— START OF Information shown —

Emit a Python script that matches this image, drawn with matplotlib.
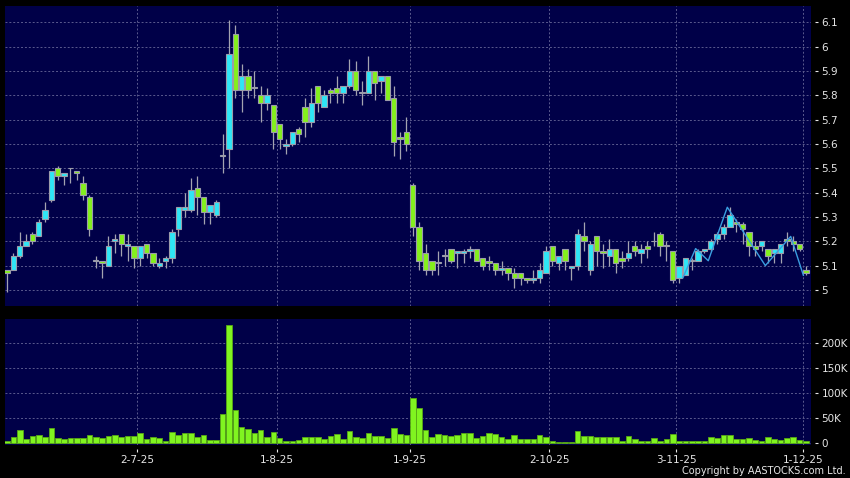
import numpy as np
import matplotlib.pyplot as plt

# daily OHLC, 2-6-25 .. 1-12-25 (HKEX trading days)
opens = [5.08, 5.08, 5.14, 5.18, 5.23, 5.22, 5.29, 5.37, 5.50, 5.47,
         5.50, 5.49, 5.44, 5.38, 5.12, 5.12, 5.10, 5.20, 5.23, 5.18,
         5.18, 5.13, 5.19, 5.15, 5.10, 5.12, 5.13, 5.25, 5.33, 5.33,
         5.42, 5.38, 5.32, 5.31, 5.55, 5.58, 6.05, 5.82, 5.88, 5.83,
         5.80, 5.77, 5.76, 5.68, 5.59, 5.60, 5.66, 5.75, 5.69, 5.84,
         5.75, 5.82, 5.83, 5.81, 5.84, 5.90, 5.81, 5.81, 5.90, 5.86,
         5.88, 5.79, 5.63, 5.65, 5.43, 5.26, 5.15, 5.12, 5.11, 5.14,
         5.17, 5.15, 5.15, 5.16, 5.17, 5.13, 5.12, 5.11, 5.08, 5.09,
         5.07, 5.07, 5.05, 5.04, 5.05, 5.07, 5.18, 5.11, 5.17, 5.09,
         5.10, 5.22, 5.08, 5.22, 5.16, 5.14, 5.17, 5.13, 5.13, 5.18,
         5.15, 5.18, 5.20, 5.23, 5.18, 5.16, 5.05, 5.06, 5.12, 5.12,
         5.16, 5.17, 5.21, 5.23, 5.26, 5.28, 5.27, 5.24, 5.18, 5.18,
         5.17, 5.15, 5.15, 5.21, 5.20, 5.19, 5.08]
highs = [5.08, 5.15, 5.24, 5.23, 5.24, 5.29, 5.36, 5.49, 5.51, 5.48,
         5.50, 5.49, 5.47, 5.39, 5.14, 5.12, 5.22, 5.23, 5.23, 5.23,
         5.18, 5.18, 5.19, 5.15, 5.13, 5.14, 5.25, 5.34, 5.40, 5.46,
         5.47, 5.38, 5.35, 5.37, 5.64, 6.11, 6.09, 5.93, 5.91, 5.90,
         5.84, 5.83, 5.76, 5.68, 5.62, 5.65, 5.67, 5.79, 5.83, 5.84,
         5.82, 5.83, 5.88, 5.84, 5.95, 5.94, 5.86, 5.96, 5.90, 5.88,
         5.88, 5.84, 5.65, 5.71, 5.44, 5.28, 5.19, 5.12, 5.16, 5.17,
         5.17, 5.16, 5.17, 5.18, 5.17, 5.13, 5.14, 5.11, 5.12, 5.09,
         5.09, 5.07, 5.05, 5.08, 5.11, 5.18, 5.18, 5.14, 5.17, 5.10,
         5.25, 5.28, 5.20, 5.22, 5.19, 5.21, 5.17, 5.16, 5.20, 5.20,
         5.19, 5.20, 5.24, 5.24, 5.20, 5.16, 5.10, 5.13, 5.13, 5.17,
         5.17, 5.21, 5.24, 5.27, 5.34, 5.29, 5.28, 5.24, 5.20, 5.20,
         5.17, 5.17, 5.19, 5.24, 5.22, 5.19, 5.10]
lows = [4.99, 5.08, 5.13, 5.18, 5.19, 5.22, 5.28, 5.36, 5.45, 5.43,
        5.44, 5.45, 5.37, 5.22, 5.09, 5.05, 5.10, 5.15, 5.14, 5.12,
        5.09, 5.10, 5.13, 5.10, 5.09, 5.09, 5.11, 5.22, 5.30, 5.32,
        5.31, 5.27, 5.27, 5.30, 5.48, 5.50, 5.79, 5.73, 5.79, 5.79,
        5.69, 5.74, 5.58, 5.58, 5.56, 5.59, 5.61, 5.63, 5.67, 5.73,
        5.75, 5.77, 5.77, 5.77, 5.83, 5.80, 5.76, 5.81, 5.78, 5.81,
        5.78, 5.55, 5.54, 5.57, 5.22, 5.08, 5.06, 5.06, 5.06, 5.10,
        5.11, 5.09, 5.11, 5.13, 5.12, 5.08, 5.08, 5.06, 5.06, 5.04,
        5.01, 5.02, 5.03, 5.03, 5.03, 5.07, 5.10, 5.08, 5.08, 5.04,
        5.08, 5.16, 5.06, 5.10, 5.09, 5.10, 5.07, 5.09, 5.12, 5.14,
        5.11, 5.13, 5.18, 5.14, 5.12, 5.03, 5.03, 5.06, 5.08, 5.12,
        5.15, 5.16, 5.19, 5.21, 5.26, 5.24, 5.19, 5.14, 5.14, 5.16,
        5.11, 5.11, 5.11, 5.18, 5.16, 5.16, 5.06]
closes = [5.07, 5.14, 5.18, 5.20, 5.20, 5.28, 5.33, 5.49, 5.47, 5.48,
          5.50, 5.48, 5.39, 5.25, 5.12, 5.11, 5.18, 5.21, 5.19, 5.19,
          5.13, 5.18, 5.15, 5.11, 5.11, 5.13, 5.24, 5.34, 5.34, 5.41,
          5.38, 5.32, 5.35, 5.36, 5.55, 5.97, 5.82, 5.88, 5.82, 5.83,
          5.77, 5.80, 5.65, 5.62, 5.60, 5.65, 5.64, 5.69, 5.77, 5.77,
          5.80, 5.81, 5.81, 5.84, 5.90, 5.82, 5.81, 5.90, 5.85, 5.88,
          5.78, 5.61, 5.62, 5.60, 5.26, 5.12, 5.08, 5.08, 5.11, 5.14,
          5.12, 5.16, 5.16, 5.17, 5.12, 5.10, 5.11, 5.08, 5.09, 5.07,
          5.05, 5.05, 5.04, 5.05, 5.08, 5.16, 5.12, 5.14, 5.12, 5.10,
          5.23, 5.20, 5.19, 5.16, 5.15, 5.17, 5.11, 5.12, 5.15, 5.16,
          5.17, 5.17, 5.20, 5.18, 5.18, 5.04, 5.10, 5.13, 5.12, 5.16,
          5.17, 5.20, 5.23, 5.26, 5.31, 5.27, 5.25, 5.18, 5.17, 5.20,
          5.14, 5.17, 5.19, 5.20, 5.19, 5.17, 5.07]
volumes = [4700, 12700, 26000, 8000, 14000, 16000, 13000, 31000, 11000, 9000,
           10000, 10000, 11000, 16000, 12000, 11000, 15000, 16000, 13000, 15000,
           14000, 21000, 8000, 12000, 10000, 5000, 23000, 17000, 21000, 21000,
           13000, 16000, 6000, 6000, 59000, 237000, 67000, 32000, 29000, 21000,
           27000, 13000, 23000, 11000, 5000, 5000, 7000, 13000, 13000, 12000,
           9000, 15000, 19000, 9000, 25000, 13000, 10000, 21000, 15000, 15000,
           10000, 30000, 18000, 17000, 91000, 71000, 27000, 13000, 19000, 16000,
           15000, 17000, 21000, 21000, 10000, 15000, 21000, 18000, 13000, 9000,
           16000, 8000, 8000, 9000, 17000, 13000, 4000, 2000, 3000, 3000,
           25000, 15000, 15000, 13000, 13000, 13000, 13000, 5000, 14000, 9000,
           4000, 4000, 11000, 5000, 9000, 19000, 5000, 5000, 5000, 5000,
           5000, 13000, 11000, 17000, 17000, 9000, 9000, 10000, 6000, 5000,
           13000, 8000, 6000, 11000, 12000, 7000, 4000]

# thin blue line over the last weeks (turning points)
line_idx = [107, 109, 111, 114, 120, 124, 126]
line_val = [5.05, 5.17, 5.12, 5.34, 5.10, 5.22, 5.06]

date_idx = [21, 43, 64, 86, 106, 126]
date_labels = ["2-7-25", "1-8-25", "1-9-25", "2-10-25", "3-11-25", "1-12-25"]
price_ticks = [5, 5.1, 5.2, 5.3, 5.4, 5.5, 5.6, 5.7, 5.8, 5.9, 6, 6.1]
price_labels = ["5", "5.1", "5.2", "5.3", "5.4", "5.5", "5.6", "5.7", "5.8", "5.9", "6", "6.1"]
vol_ticks = [0, 50000, 100000, 150000, 200000]
vol_labels = ["0", "50K", "100K", "150K", "200K"]

BG = '#000048'
GRID = '#5a5a8e'
UP = '#2ee6f6'
DOWN = '#84f01c'
TXT = '#e6e6e6'

o = np.array(opens)
c = np.array(closes)
x = np.arange(len(c))
up = c >= o
grid_x = np.array(date_idx) - 0.45

fig = plt.figure(figsize=(8.5, 4.78), dpi=100, facecolor='black')
ax = fig.add_axes([4.5/850, 1-306/478, 806.5/850, 300/478])
axv = fig.add_axes([4.5/850, 1-445/478, 806.5/850, 126/478])

for a in (ax, axv):
    a.set_facecolor(BG)
    a.set_axisbelow(True)
    for s in a.spines.values():
        s.set_visible(False)
    a.spines['right'].set_position(('outward', 3))
    a.spines['bottom'].set_position(('outward', 3))
    a.yaxis.tick_right()
    a.tick_params(axis='y', direction='out', length=2.5, width=0.8, pad=2,
                  colors=TXT, labelsize=7.5)
    a.set_xticks(grid_x)
    a.grid(True, color=GRID, ls=(0, (2, 2)), lw=0.7)
    a.set_xlim(-0.4, 126.8)

# candles
ax.vlines(x, lows, highs, color='#a4a4b0', lw=0.9, zorder=2)
body_bot = np.minimum(o, c)
body_h = np.maximum(np.abs(c - o), 0.003)
ax.bar(x, body_h, bottom=body_bot, width=0.84, color=np.where(up, UP, DOWN),
       edgecolor='#9c9caa', linewidth=0.8, zorder=3)
ax.plot(np.array(line_idx) - 0.4, line_val, color='#3a9ee0', lw=1, zorder=4)
ax.set_ylim(4.934, 6.167)
ax.set_yticks(price_ticks)
ax.set_yticklabels(price_labels)
ax.tick_params(axis='x', length=0, labelbottom=False)

# volume
axv.bar(x, volumes, width=0.88, color='#80f420', edgecolor='#58a814', linewidth=0.6, zorder=3)
axv.set_ylim(-3400, 248600)
axv.set_yticks(vol_ticks)
axv.set_yticklabels(vol_labels)
axv.set_xticklabels(date_labels)
axv.tick_params(axis='x', direction='out', length=2.5, width=0.8, pad=2,
                colors=TXT, labelsize=7.5)

fig.text(846/850, 1-471/478, "Copyright by AASTOCKS.com Ltd.", color=TXT,
         fontsize=7, ha='right', va='center')

fig.savefig('out.png', dpi=100, facecolor='black')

— END OF Information shown —

• **Aim**
Copy every line of the listing where the word "matplotlib" appears.

• **Final result**
Emit a Python script that matches this image, drawn with matplotlib.
import matplotlib.pyplot as plt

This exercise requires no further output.